Within the identity controversy, the party has an unclear position. Marian Lupu (then party president) said in 2014 that the party is centrist, characterized by a modern, pro-European Moldovenism. On the other hand, there are people in the party who consider themselves Romanians, and some even support the union with Romania. However, there are also Soviet nostalgics, that regard Romanians as "fascists".

===Objectives===
PSDE states its desire to achieve the following objectives:
1. Consolidation of the constitutional order in the state, guaranteeing respect for political, economic and social human rights in line with the Universal Declaration of Human Rights, the European Convention on Human Rights and other international legal instruments.
2. Building and confirmation in the Republic of Moldova of a civil nation according to the principle "we are all Moldovans as citizens of the Republic of Moldova", while respecting the right of every citizen to ethnic self-identification.
3. Completion of the process of territorial reintegration of the Republic of Moldova through political decisions, in a peaceful manner.
4. Assignment of a socially active role to the state, which through strong institutions should become a balancing force in society. The state is the one who should take care to ensure public welfare, to perform the tasks of common interest, to promote justice and solidarity in society. The attributes of strong public institutions are good governance, law and transparency.
5. Reformation and modernization of local and central public administration, whose activity needs to be aligned with the interests of the country and oriented towards serving citizens.
6. Implementation in the Republic of Moldova of the concept of a powerful social state that plays a key role in protecting against social risks, in ensuring economic and social well-being of its citizens, focusing on education, research, innovation, culture and adherence to national values.
7. Enforcement of the right of citizens to work and of the right to build their own future in economic and social security.

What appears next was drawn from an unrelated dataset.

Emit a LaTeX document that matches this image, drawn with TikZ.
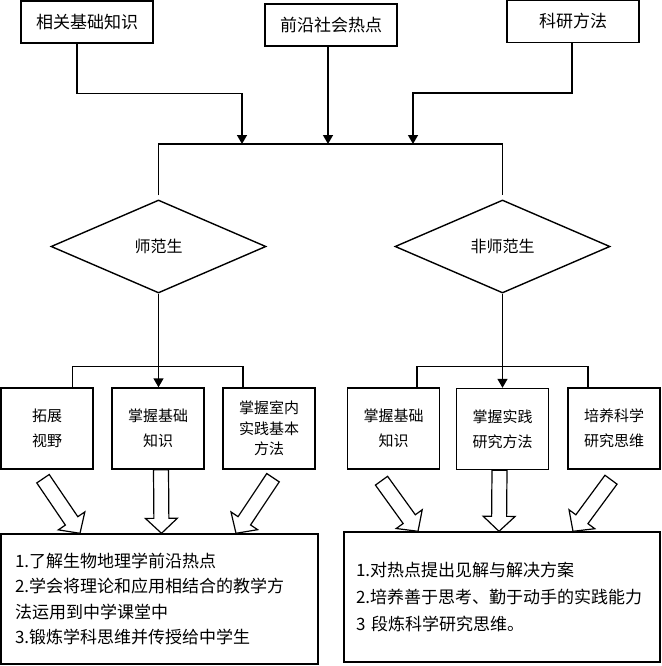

In this regard, the DPM believes that the state is obliged to invest in the citizen and ensure well-paid jobs and continuous professional training of citizens.
8. Establishment of a fair system of redistribution of state revenues aimed at providing decent living conditions for people unable to work (children, elderly people, disabled people, etc.) It is necessary to develop and use the resources of society to ensure equal rights, to give everyone a chance to create their own destiny, to reduce economic inequalities, to fight poverty and ensure social justice.
9. Development the optimal set of programs for the social protection of vulnerable social groups, paying great attention to development and promotion of policies of social inclusion and employment of disabled people.
10. Establishment of an effective health care and education system, to which every citizen should have access, regardless of available financial resources.
11. Diversification and development of modern programs for training and adoption of young people in conjunction with the policies based on the active ageing concept.
12. Guaranteeing the right to private property and ensuring free and fair competition as the basis of the market economy, human dignity and security. Private property is an economic expression of a free initiative of the citizen and a key factor in overall economic progress, individual and collective well-being.
13. Consolidation of representative democracy to lend more credibility to institutions and to ensure citizens the right to free expression and participation in decision-making processes.
14. Respect for human rights and fundamental freedoms, the right to cultural, linguistic, religious and ethnic identity of citizens of the Republic of Moldova. We seek to combat and condemn any kind of extremism, manifestations of racism, chauvinism, ethnic or territorial separatism.
15. Ensuring equal opportunities between men and women, acknowledgment of women's role in the family and Moldovan society, support and promotion of gender equality in the decisive structures of the party and the state.
16. Development of an equitable tax system aimed at guaranteeing security and helping reduce social tensions, as well as facilitate economic development.
17. Application of economic policies aimed at sustainable and uniform economic growth throughout the country based on innovation, productivity and competitiveness, creating conditions to generate revenues in budgets of all levels sufficient to ensure the implementation of social policies, as well as the well-being of the population.
18. Development of a competitive mixed economy, aimed at combining a dynamic private system, an effective public sector and a system of quality services available to citizens. Combination of efforts of these sectors, including by applying the concept of Private Public Partnership.
19. Implementation of the sustainable development principle aimed at meeting current needs. Conservation of environment which is threatened by human activities, risks of climate change and loss of biodiversity. The state must respond to the current needs of society in a manner that does not negatively affect the future of new generations.
20. Strengthening of the constitutional status of permanent neutrality.
21. Promotion of a balanced foreign policy aimed at ensuring the image and interests of the Republic of Moldova in the regional and global context, by integrating the Republic of Moldova into the European Union and developing cooperation with the CIS countries.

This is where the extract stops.